I have had three major hit from behind, two of them resulted in fractured vertebrae in my neck. These were not from tailgaters, they were from people well behind me who simply didn’t stop. One was intentional, she rammed the guy stopped behind me at abut 30 mph and caused a six car pile up. Road rage, but they didn’t have a name for it back then. Another was a guy who suffered from an epilepsy attack behind the wheel. The third was on drugs.

But I am not defending tailgating. The idiots who slam on their brakes for no reason are just as bad. Two wrongs do not make a right.

Why would someone slam on their brakes for no reason?

I would imagine there is always a reason. It might not be a good reason, or the reason might not be apparent to other drivers, but if someone does it, there is a reason.

Good answer.

Oh, I had a guy do that to me once. I think he was nuts. Two lane curvy road and he was going well below the limit so I was waiting for a chance to go around him. I guess he didn’t like me behind him and all of a sudden slammed on his brakes coming to a complete stop and sliding partially into the on-coming lane. I think he was going home to whip the dog or something.

The next time that I am in back of someone who is already driving under the speed limit on a clear day, and who then proceeds to slam on his/her brakes before every gentle curve–and on an upgrade–this is something that I will contemplate. :wink:
However, I have come to the conclusion that there are some people who are so insecure about driving–and/or who have so little sense of what safe driving actually entails–that they will slam their brakes on for almost anything.

Quite a few years back, one of my co-workers got a fancy new Volvo wagon, and I had occasion to drive in back of her a few times on the way to work.
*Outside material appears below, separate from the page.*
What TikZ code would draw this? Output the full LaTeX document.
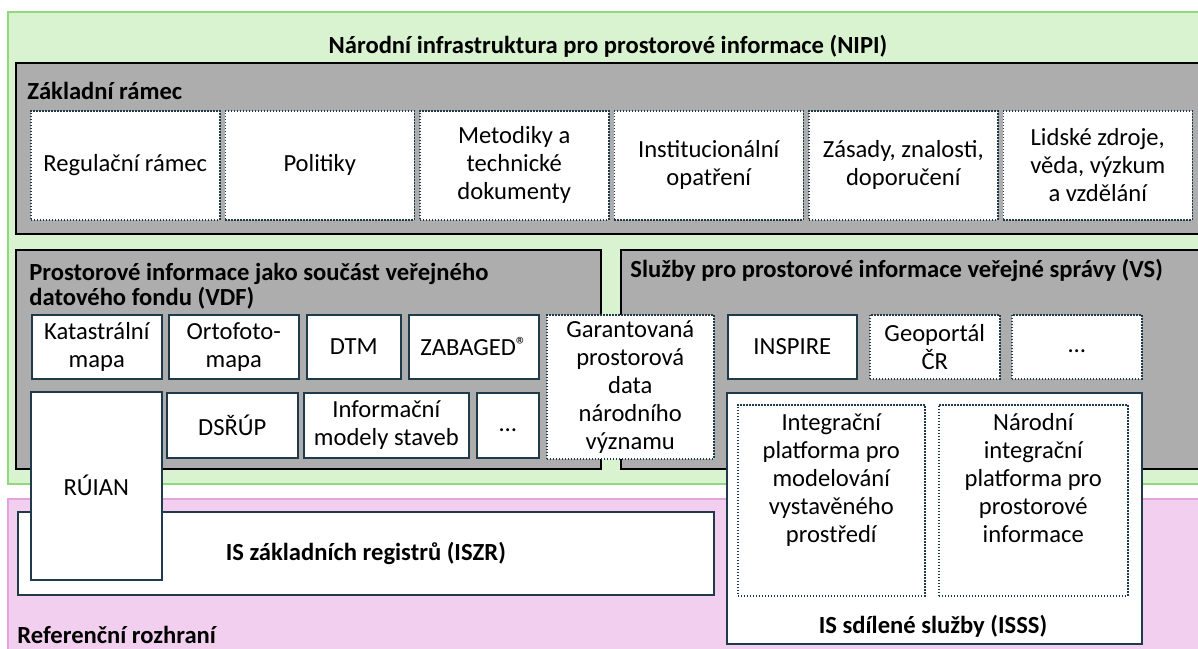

I concluded that her brandy-new Volvo had a defective brake light switch because her brake lights kept flashing on every time that she came to anything other than a straight stretch of roadway, and I politely suggested that she take her new car back to the dealership to have the brake light switch checked.

A couple of days later, she thanked me for my input, and told me that she had had her husband drive with her the day before, and after just a few minutes he asked her, “Why do you keep slamming-on your brakes?” Until he and I mentioned what we had observed, she didn’t realize that her reaction to…almost anything other than a straight road…was to brake heavily.

And, then we have the case of my wacky ex-boss. This is the guy who would only buy gas for his big-ass Buick a few dollars at a time because “if you tell them to fill the tank, they will cheat you”. :confused:
Anyway…when he drove with passengers, he liked to talk to them, and when he talked, he turned his head to look at his passengers. Every time that he turned his head, he slammed the brakes on. Then, he would look forward again, and he would floor the gas pedal to compensate for his braking.

I used to hate riding in his car because of the constant whiplash effect as Chatty Cathy alternately slammed-on the brakes and floored the gas. Yes, in his mind, he had a reason for what he did, but to anyone with adult-level reasoning, his driving behavior made zero sense.

Ask your friend who likes to pull it into low gear without warning. It’s the same principle.

As for being behind someone who is going well below the speed limit, maybe it is better that they don’t drive faster. I would not want to encourage anyone to drive beyond their capabilities. But they should not intentionally block drivers who want to pass them.

I got behind one last week that was doing 35 on a 55 two lane road. When there was no oncoming traffic, he would cross over the centerline taking his half out of the middle. I don’t think he was doing this to intentionally block traffic, he was just too old to be driving any faster. When there was no oncoming traffic, he would speed up to 40. I beeped my horn and he moved over for me to pass.

Actually, with tongue firmly in cheek, I would respond that I do in fact own the road; at least a portion of it due the gasoline and DMV fees and taxes I pay (actually I saw that as a bumper sticker on old boat ('70s Cadillac El Dorado).

When someone is tailgating me at night, I adjust my side mirrors so their headlights reflect back at them. That is one really nice feature that modern cars have.